Aided by daughter Sarah’s selected translations of what was in Hebrew, I was moved by how deeply this Israeli audience had been stirred and shaken by the furies and the fate of the characters, and by the historical inquiry that inspired the playwright. Sinai put a down a clear director’s marker, that the realization of the play’s potential lies not in what did or did not happen in Tantura — or even in the fictionalized Tantur. It’s about these two entangled families, and the emptiness and denial that are the deepest personal obstacles in their lives.
Our guest panelists did touch on memory and historical denial, the asymmetries between Jews and Arabs on the land and the difficulty of writing on such disputed matters. Yair Oron, a Holocaust historian brought up educational controversies about naqba and historical responsibility in war. He said what he saw on-stage was his story — but he didn’t know it until those controversies led him to look carefully into the tangled history of 1948.
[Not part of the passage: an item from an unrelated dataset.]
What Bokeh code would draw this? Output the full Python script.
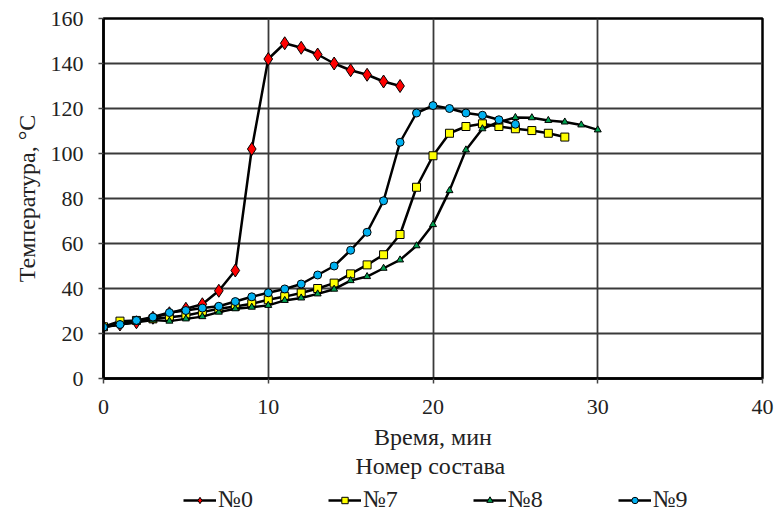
from bokeh.plotting import figure
from bokeh.layouts import column
from bokeh.models import Range1d, Legend, LegendItem, Label, FixedTicker
from bokeh.embed import file_html
from bokeh.resources import INLINE

# Data
x0 = list(range(0, 19))
t0 = [23, 24, 25, 27, 29, 31, 33, 39, 48, 102, 142, 149, 147, 144, 140, 137, 135, 132, 130]

x7 = list(range(0, 29))
t7 = [23, 25.5, 25.8, 26.5, 27.2, 28, 29.5, 31, 32, 33.2, 35, 36.4, 38, 40, 42.4, 46.5,
      50.5, 55, 64, 85, 99, 109, 112, 113.2, 112, 111, 110.2, 109, 107.3]

x8 = list(range(0, 31))
t8 = [23, 24, 25, 26, 25.5, 26.5, 27.5, 29.5, 31, 31.7, 32.5, 34.7, 35.8, 37.6, 39.7, 43.5,
      45.3, 49, 52.7, 59, 68.4, 83.5, 101.6, 111, 114, 116, 115.9, 114.7, 114, 112.7, 110.5]

x9 = list(range(0, 26))
t9 = [22.8, 24, 25.8, 27.3, 29.3, 30.2, 31.3, 32.1, 34.2, 36.3, 38.1, 39.8, 42, 46, 50, 57,
      65, 79, 105, 118, 121.3, 120, 118, 117, 115, 113]

names = ["№0", "№7", "№8", "№9"]
x_ticks = [0, 10, 20, 30, 40]
y_ticks = [0, 20, 40, 60, 80, 100, 120, 140, 160]

FONT = "Liberation Serif"
TXT = "#222222"

p = figure(width=777, height=453, output_backend="svg", toolbar_location=None,
           x_range=Range1d(0, 40), y_range=Range1d(0, 160),
           min_border_left=103, min_border_right=15, min_border_top=18, min_border_bottom=75)

p.outline_line_color = "black"
p.outline_line_width = 2.5

for ax in (p.xaxis[0], p.yaxis[0]):
    ax.major_label_text_font = FONT
    ax.major_label_text_font_size = "22px"
    ax.major_label_text_color = TXT
    ax.axis_label_text_font = FONT
    ax.axis_label_text_font_size = "24px"
    ax.axis_label_text_font_style = "normal"
    ax.axis_label_text_color = TXT
    ax.axis_line_color = "black"
    ax.axis_line_width = 2.5
    ax.major_tick_line_color = "#444444"
    ax.major_tick_line_width = 1.5
    ax.major_tick_out = 5
    ax.major_tick_in = 0
    ax.minor_tick_line_color = None

p.xaxis[0].ticker = FixedTicker(ticks=x_ticks)
p.yaxis[0].ticker = FixedTicker(ticks=y_ticks)
p.xaxis[0].axis_label = "Время, мин"
p.yaxis[0].axis_label = "Температура, °C"
p.xaxis[0].major_label_standoff = 16
p.xaxis[0].axis_label_standoff = 7
p.yaxis[0].major_label_standoff = 15
p.yaxis[0].axis_label_standoff = 8

p.xgrid.ticker = FixedTicker(ticks=x_ticks)
p.ygrid.ticker = FixedTicker(ticks=y_ticks)
for g in (p.xgrid[0], p.ygrid[0]):
    g.grid_line_color = "#3a3a3a"
    g.grid_line_width = 1.8

series = [
    (x0, t0, "diamond", "#ff0000", 13),
    (x7, t7, "square", "#ffff00", 8),
    (x8, t8, "triangle", "#00a050", 7),
    (x9, t9, "circle", "#00b0f0", 8),
]

for xs, ys, marker, color, size in series:
    p.line(xs, ys, line_color="black", line_width=2.5)
    p.scatter(xs, ys, marker=marker, size=size, fill_color=color,
              line_color="black", line_width=1)

# Legend strip below the chart: legend title + horizontal legend
lg = figure(width=777, height=62, output_backend="svg", toolbar_location=None,
            x_range=Range1d(0, 1), y_range=Range1d(0, 1),
            x_axis_type=None, y_axis_type=None, min_border=0)
lg.outline_line_color = None
lg.grid.visible = False

items = []
for (xs, ys, marker, color, size), name in zip(series, names):
    # same series drawn here only to provide legend glyphs (values lie outside this strip's range)
    ln = lg.line(xs, ys, line_color="black", line_width=2.5)
    sc = lg.scatter(xs, ys, marker=marker, size=size, fill_color=color,
                    line_color="black", line_width=1)
    items.append(LegendItem(label=name, renderers=[ln, sc]))

legend = Legend(items=items, orientation="horizontal", location=(80, 2),
                label_text_font=FONT, label_text_font_size="24px",
                label_text_color=TXT, glyph_width=33, glyph_height=16,
                label_standoff=2, spacing=75, padding=0, margin=0,
                border_line_color=None, background_fill_alpha=0)
lg.add_layout(legend, "center")

lg.add_layout(Label(x=0.496, y=0.80, text="Номер состава", text_align="center",
                    text_baseline="middle", text_font=FONT, text_font_size="24px",
                    text_color=TXT))

layout = column(p, lg, spacing=0)
open("out.html", "w").write(file_html(layout, INLINE))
Ari outlined how we were proceeding with our Festival in Washington, and asked the audience for responses (in English if possible) on whether performing the play in DC was dangerous, destructive, cathartic, or constructive. A wonderfully engaged debate was started by an Israeli woman who said, though she was respectful of the work –that it was dangerous. An uninformed American audience would take this as the Israeli whole. Quickly she was countered, by a young Israeli born in America to two Israeli parents. He was tired of the argument that such courageous explorations of truth are delegitimizing. For peoples’ stuck in such a debilitating status quo, not to explore these realities is dangerous. An Israeli woman called it not cathartic, but complicated in a way that sat heavier and heavier in her belly as she experienced it. She said we must not placate with the superficial. We must go this painfully deep to find the reconciliation she expressed as her galvanizing desire. A human rights lawyer identified himself. He had been Israeli for 40 years, was born and raised in the States and speaks often in US to synagogues and other Jewish groups. He said that Israelis will see this, have denial shaken by seeing it, and will be discomforted – perhaps usefully by the art. But so many Jewish Americans – who should see this – have been so manipulated as to what can and can’t be thought of as truth — they will be shattered. He said for them it’s not denial, because they have not been given the means to know. He charged us to take this to the American Jewish community with empathy and respect towards these “good people’s” Israel connection and strong feeling.
One last note on the discussion — both in and ultimately outside of the theater. We had told the story of our determination to see it through in Washington. Now our Israeli friends were moved to call it their task, with our continuing involvement, to see it performed in Israel. I say “speedily and in our day.” Our coming workshop presentations will be a strong link in this chain of cultural connection and concern. I hope that Motti and Ari will have more to report on in coming weeks. I am inspired that now the real conversation has begun.